#### Part 1: Understanding Optimization Algorithms

##### Role of Optimization Algorithms:

Optimization algorithms play a crucial role in artificial neural networks by adjusting the parameters (weights and biases) of the network to minimize a predefined loss function. They are necessary because neural networks learn by iteratively updating these parameters to improve the model's performance on the given task, such as classification or regression.

##### Gradient Descent and its Variants:

Gradient descent is an optimization algorithm used to minimize the loss function by iteratively adjusting the model parameters in the direction of the steepest descent of the loss function gradient. Variants of gradient descent include:

###### Batch Gradient Descent: 
Computes the gradient of the loss function with respect to the entire dataset.
###### Stochastic Gradient Descent (SGD): 
Computes the gradient of the loss function with respect to a single training example at each iteration.
###### Mini-batch Gradient Descent: 
Computes the gradient of the loss function with respect to a small subset of the training data (mini-batch) at each iteration.
These variants differ in terms of convergence speed and memory requirements. Batch GD typically converges slowly and has high memory requirements, while SGD and mini-batch GD converge faster but may exhibit more variance in convergence.

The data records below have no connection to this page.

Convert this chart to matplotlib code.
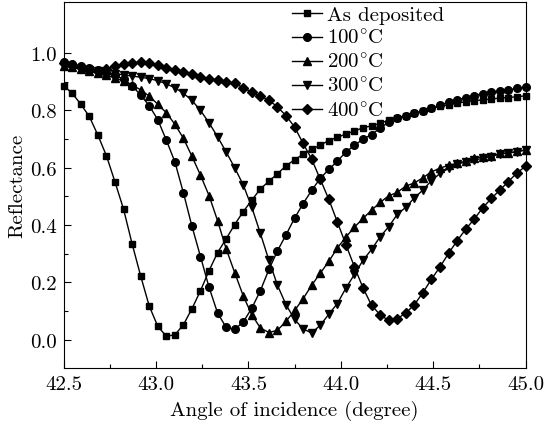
import numpy as np
import matplotlib
matplotlib.use('Agg')
import matplotlib.pyplot as plt

plt.rcParams['font.family'] = 'serif'
plt.rcParams['font.serif'] = ['cmr10']
plt.rcParams['mathtext.fontset'] = 'cm'
plt.rcParams['axes.formatter.use_mathtext'] = True

# angle grid (55 points, 42.5 - 45.0 deg)
angle = np.linspace(42.5, 45.0, 55)

as_deposited = [0.886, 0.860, 0.822, 0.779, 0.714, 0.642, 0.551, 0.456, 0.335, 0.223,
                0.118, 0.047, 0.012, 0.017, 0.052, 0.108, 0.171, 0.241, 0.304, 0.352,
                0.402, 0.447, 0.487, 0.526, 0.553, 0.579, 0.607, 0.628, 0.647, 0.664,
                0.679, 0.695, 0.706, 0.718, 0.728, 0.740, 0.746, 0.755, 0.766, 0.775,
                0.782, 0.790, 0.798, 0.808, 0.814, 0.820, 0.826, 0.830, 0.834, 0.837,
                0.840, 0.843, 0.845, 0.848, 0.851]
t100 = [0.970, 0.962, 0.955, 0.948, 0.940, 0.932, 0.922, 0.910, 0.886, 0.854,
        0.817, 0.768, 0.697, 0.621, 0.513, 0.396, 0.290, 0.183, 0.093, 0.043,
        0.036, 0.062, 0.110, 0.171, 0.245, 0.310, 0.366, 0.424, 0.475, 0.521,
        0.563, 0.594, 0.623, 0.655, 0.678, 0.700, 0.716, 0.738, 0.759, 0.773,
        0.782, 0.790, 0.798, 0.808, 0.819, 0.829, 0.837, 0.845, 0.852, 0.859,
        0.865, 0.869, 0.872, 0.877, 0.881]
t200 = [0.955, 0.950, 0.944, 0.937, 0.930, 0.922, 0.914, 0.903, 0.889, 0.872,
        0.850, 0.822, 0.792, 0.752, 0.703, 0.640, 0.574, 0.503, 0.415, 0.317,
        0.234, 0.153, 0.087, 0.041, 0.025, 0.033, 0.064, 0.102, 0.143, 0.190,
        0.232, 0.273, 0.320, 0.358, 0.393, 0.423, 0.452, 0.479, 0.502, 0.514,
        0.536, 0.547, 0.565, 0.586, 0.598, 0.609, 0.615, 0.623, 0.633, 0.639,
        0.642, 0.650, 0.652, 0.657, 0.662]
t300 = [0.955, 0.950, 0.946, 0.941, 0.936, 0.932, 0.928, 0.924, 0.920, 0.916,
        0.911, 0.904, 0.893, 0.879, 0.860, 0.835, 0.800, 0.757, 0.708, 0.655,
        0.600, 0.540, 0.462, 0.371, 0.277, 0.190, 0.122, 0.071, 0.037, 0.024,
        0.050, 0.089, 0.126, 0.180, 0.228, 0.277, 0.315, 0.359, 0.394, 0.437,
        0.462, 0.495, 0.522, 0.555, 0.580, 0.598, 0.612, 0.621, 0.627, 0.633,
        0.639, 0.648, 0.651, 0.656, 0.662]
t400 = [0.965, 0.958, 0.950, 0.940, 0.938, 0.945, 0.955, 0.962, 0.966, 0.968,
        0.965, 0.957, 0.949, 0.941, 0.934, 0.926, 0.918, 0.910, 0.906, 0.901,
        0.895, 0.879, 0.864, 0.850, 0.836, 0.812, 0.782, 0.742, 0.685, 0.630,
        0.560, 0.490, 0.411, 0.332, 0.254, 0.181, 0.120, 0.087, 0.067, 0.073,
        0.093, 0.122, 0.164, 0.211, 0.254, 0.301, 0.345, 0.385, 0.421, 0.460,
        0.493, 0.522, 0.552, 0.582, 0.605]

series = [as_deposited, t100, t200, t300, t400]
labels = ['As deposited', r'100$^{\circ}$C', r'200$^{\circ}$C', r'300$^{\circ}$C', r'400$^{\circ}$C']
markers = ['s', 'o', '^', 'v', 'D']
msizes = [4.5, 5.5, 5.5, 5.5, 4.8]

fig = plt.figure(figsize=(5.44, 4.27), dpi=100)
ax = fig.add_axes([0.117, 0.135, 0.849, 0.859])

for y, lab, m, ms in zip(series, labels, markers, msizes):
    ax.plot(angle, y, color='black', lw=1.0, marker=m, ms=ms, label=lab, clip_on=False)

ax.set_xlim(42.5, 45.0)
ax.set_ylim(-0.1, 1.18)
ax.set_xticks([42.5, 43.0, 43.5, 44.0, 44.5, 45.0])
ax.set_xticks(np.arange(42.75, 45.0, 0.5), minor=True)
ax.set_yticks([0.0, 0.2, 0.4, 0.6, 0.8, 1.0])
ax.set_yticks([0.1, 0.3, 0.5, 0.7, 0.9], minor=True)
ax.xaxis.set_major_formatter(matplotlib.ticker.FormatStrFormatter('%.1f'))
ax.yaxis.set_major_formatter(matplotlib.ticker.FormatStrFormatter('%.1f'))
ax.tick_params(which='major', direction='in', length=5, width=0.8, labelsize=15, pad=5)
ax.tick_params(which='minor', direction='in', length=3, width=0.8)
ax.set_xlabel('Angle of incidence (degree)', fontsize=15, labelpad=5)
ax.set_ylabel('Reflectance', fontsize=15, labelpad=3)

ax.legend(loc='upper left', bbox_to_anchor=(0.494, 0.99), frameon=False, fontsize=15,
          handlelength=1.45, handletextpad=0.25, labelspacing=0.23, borderpad=0.0,
          borderaxespad=0.0)

fig.savefig('out.png', dpi=100)
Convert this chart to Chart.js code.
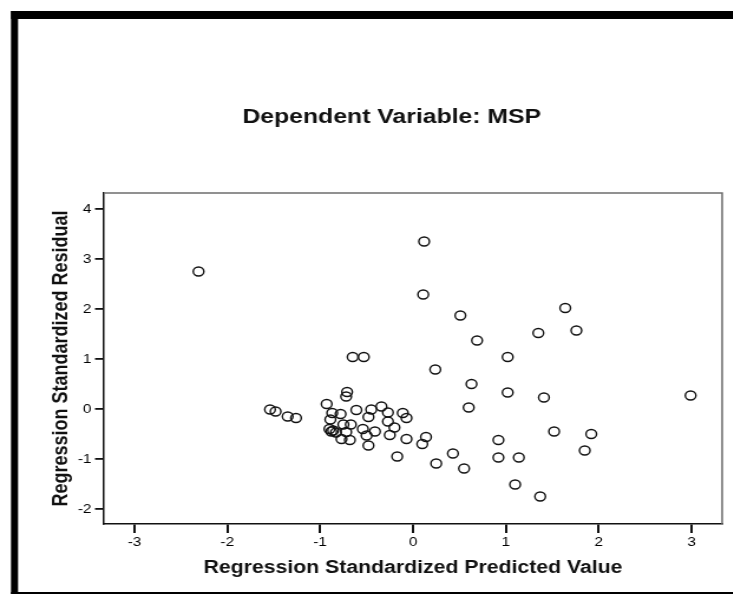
<!DOCTYPE html>
<html>
<head>
<meta charset="utf-8">
<script src="https://cdn.jsdelivr.net/npm/chart.js@4.4.1/dist/chart.umd.min.js"></script>
<style>
    html, body { margin: 0; padding: 0; background: #fff; overflow: hidden; }
    /* the source picture is stretched sideways, so draw narrow and widen */
    #wrap { width: 621px; height: 594px; transform: scaleX(1.18); transform-origin: 0 0; }
</style>
</head>
<body>
<div id="wrap"><canvas id="residualChart"></canvas></div>
<script>
    const inkDark = '#111';
    const frameGrey = '#6e6e6e';

    const xTicks = [-3, -2, -1, 0, 1, 2, 3];
    const yTicks = [-2, -1, 0, 1, 2, 3, 4];

    // Regression standardized predicted value
    const predicted = [
        -2.31, 0.12, 0.11, 0.51, 1.35, 0.69, -0.65, -0.53, 1.02, 0.24,
        1.64, 1.76, 0.63, 1.02, 1.41, 0.60, 0.92, 0.92, 1.14, 0.43,
        0.25, 0.55, 1.10, 1.37, -0.17, 0.14, 0.10, -0.07, -0.48, -0.71,
        -0.72, -0.93, -0.34, -0.61, -0.45, -0.27, -0.11, -0.07, -0.48, -0.27,
        -0.20, -0.41, -0.54, -0.50, -0.25, -0.87, -0.78, -0.89, -0.75, -0.67,
        -0.90, -0.86, -0.83, -0.88, -0.72, -0.77, -0.68, -1.54, -1.48, -1.35,
        -1.26, 2.99, 1.52, 1.92, 1.85
    ];
    // Regression standardized residual
    const residual = [
        2.75, 3.35, 2.29, 1.87, 1.52, 1.37, 1.04, 1.04, 1.04, 0.79,
        2.02, 1.57, 0.50, 0.33, 0.23, 0.03, -0.62, -0.97, -0.97, -0.89,
        -1.09, -1.19, -1.51, -1.75, -0.95, -0.56, -0.70, -0.60, -0.73, 0.34,
        0.25, 0.10, 0.05, -0.02, -0.01, -0.07, -0.08, -0.18, -0.16, -0.25,
        -0.37, -0.45, -0.40, -0.53, -0.52, -0.08, -0.10, -0.21, -0.31, -0.31,
        -0.40, -0.43, -0.47, -0.45, -0.46, -0.60, -0.62, -0.01, -0.05, -0.15,
        -0.18, 0.27, -0.45, -0.50, -0.83
    ];

    const points = predicted.map(function(x, i) { return { x: x, y: residual[i] }; });

    // title, outer black frame and the grey box round the plot
    const decorations = {
        id: 'decorations',
        afterDraw: function(chart) {
            const ctx = chart.ctx;
            const area = chart.chartArea;
            ctx.save();
            ctx.fillStyle = '#000';
            ctx.fillRect(9.3, 11, chart.width, 8);
            ctx.fillRect(9.3, 11, 6, chart.height);
            ctx.fillRect(9.3, 592, chart.width, 2);

            ctx.strokeStyle = frameGrey;
            ctx.lineWidth = 1.5;
            ctx.beginPath();
            ctx.moveTo(area.left, area.top);
            ctx.lineTo(area.right, area.top);
            ctx.lineTo(area.right, area.bottom);
            ctx.stroke();

            ctx.fillStyle = '#111';
            ctx.font = 'bold 21px "Liberation Sans", Arial, sans-serif';
            ctx.textAlign = 'center';
            ctx.textBaseline = 'middle';
            ctx.fillText('Dependent Variable: MSP', 332, 117);
            ctx.restore();
        }
    };

    const ctx = document.getElementById('residualChart').getContext('2d');
    new Chart(ctx, {
        type: 'scatter',
        data: {
            datasets: [{
                data: points,
                pointStyle: 'circle',
                pointRadius: 4.5,
                pointHoverRadius: 4.5,
                pointBorderWidth: 1.4,
                pointBorderColor: '#111',
                pointBackgroundColor: 'rgba(0,0,0,0)'
            }]
        },
        options: {
            responsive: true,
            maintainAspectRatio: false,
            animation: false,
            layout: { padding: { top: 193, right: 9, bottom: 0, left: 0 } },
            scales: {
                x: {
                    type: 'linear',
                    min: -3.33,
                    max: 3.33,
                    afterFit: function(scale) { scale.height = 70; },
                    afterBuildTicks: function(scale) { scale.ticks = xTicks.map(function(v) { return { value: v }; }); },
                    grid: { drawOnChartArea: false, drawTicks: true, tickLength: 9, color: inkDark, lineWidth: 2 },
                    border: { display: true, color: inkDark, width: 1.5 },
                    ticks: {
                        color: '#000',
                        padding: 2,
                        font: { family: '"Liberation Sans", Arial, sans-serif', size: 13 }
                    },
                    title: {
                        display: true,
                        text: 'Regression Standardized Predicted Value',
                        color: '#111',
                        font: { family: '"Liberation Sans", Arial, sans-serif', size: 18, weight: 'bold' },
                        padding: { top: 0, bottom: 15 }
                    }
                },
                y: {
                    type: 'linear',
                    min: -2.3,
                    max: 4.32,
                    afterFit: function(scale) { scale.width = 88; },
                    afterBuildTicks: function(scale) { scale.ticks = yTicks.map(function(v) { return { value: v }; }); },
                    grid: { drawOnChartArea: false, drawTicks: true, tickLength: 7.5, color: inkDark, lineWidth: 1.8 },
                    border: { display: true, color: inkDark, width: 1.5 },
                    ticks: {
                        color: '#000',
                        padding: 3,
                        font: { family: '"Liberation Sans", Arial, sans-serif', size: 13 }
                    },
                    title: {
                        display: true,
                        text: 'Regression Standardized Residual',
                        color: '#111',
                        font: { family: '"Liberation Sans", Arial, sans-serif', size: 18, weight: 'bold' },
                        padding: { top: 41.7, bottom: 0 }
                    }
                }
            },
            plugins: {
                legend: { display: false },
                title: { display: false },
                tooltip: { enabled: false }
            }
        },
        plugins: [decorations]
    });
</script>
</body>
</html>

##### Challenges Associated with Traditional Gradient Descent:

Traditional gradient descent methods, such as batch gradient descent, face challenges such as slow convergence, susceptibility to local minima, and high memory requirements. Slow convergence occurs because the entire dataset is used to compute gradients at each iteration, resulting in redundant computations and slow updates.

##### Modern Optimizers Addressing Challenges:

Modern optimizers address these challenges by introducing adaptive learning rates, momentum, and other techniques. They adaptively adjust the learning rate based on the gradient magnitudes and past gradients to accelerate convergence and mitigate the risk of getting stuck in local minima.

##### Momentum and Learning Rate:

Momentum is a technique used to accelerate SGD in the relevant direction and dampen oscillations. It accumulates a moving average of past gradients and uses it to update the parameters. Learning rate controls the step size during parameter updates. A higher learning rate can lead to faster convergence but may risk overshooting the optimal solution, while a lower learning rate can lead to slower convergence but may provide better stability.

#### Part 2: Optimizer Techniques

##### Stochastic Gradient Descent (SGD):
SGD computes gradients for each training example, making it faster and less memory-intensive than batch gradient descent. However, it may exhibit more erratic convergence due to the noisy gradient estimates from individual examples.

##### Adam Optimizer:
Adam optimizer combines momentum and adaptive learning rates. It computes adaptive learning rates for each parameter based on estimates of first and second moments of the gradients, providing faster convergence and robustness to varying gradient magnitudes. However, it may require tuning of hyperparameters and could lead to overfitting on small datasets.

##### RMSprop Optimizer:
RMSprop optimizer addresses the challenges of adaptive learning rates by normalizing the gradients using a moving average of their magnitudes. It prevents the learning rate from decreasing too quickly for frequently occurring features and increases it for infrequently occurring features. RMSprop is computationally efficient and robust but may still require manual tuning of hyperparameters.

#### Part 3: Applying Optimizers

##### Implementation in Deep Learning Model:
Implement SGD, Adam, and RMSprop optimizers in a deep learning model using a chosen framework (e.g., TensorFlow, PyTorch). Train the model on a suitable dataset and compare their impact on model convergence and performance metrics such as accuracy or loss.

##### Considerations for Choosing Optimizers:
When choosing the appropriate optimizer for a neural network architecture and task, consider factors such as convergence speed, stability, generalization performance, and computational efficiency. Experiment with different optimizers and hyperparameters to find the optimal configuration for the specific task at hand.

By addressing these aspects comprehensively, you can gain a deeper understanding of optimization algorithms in neural networks and their impact on model convergence and performance.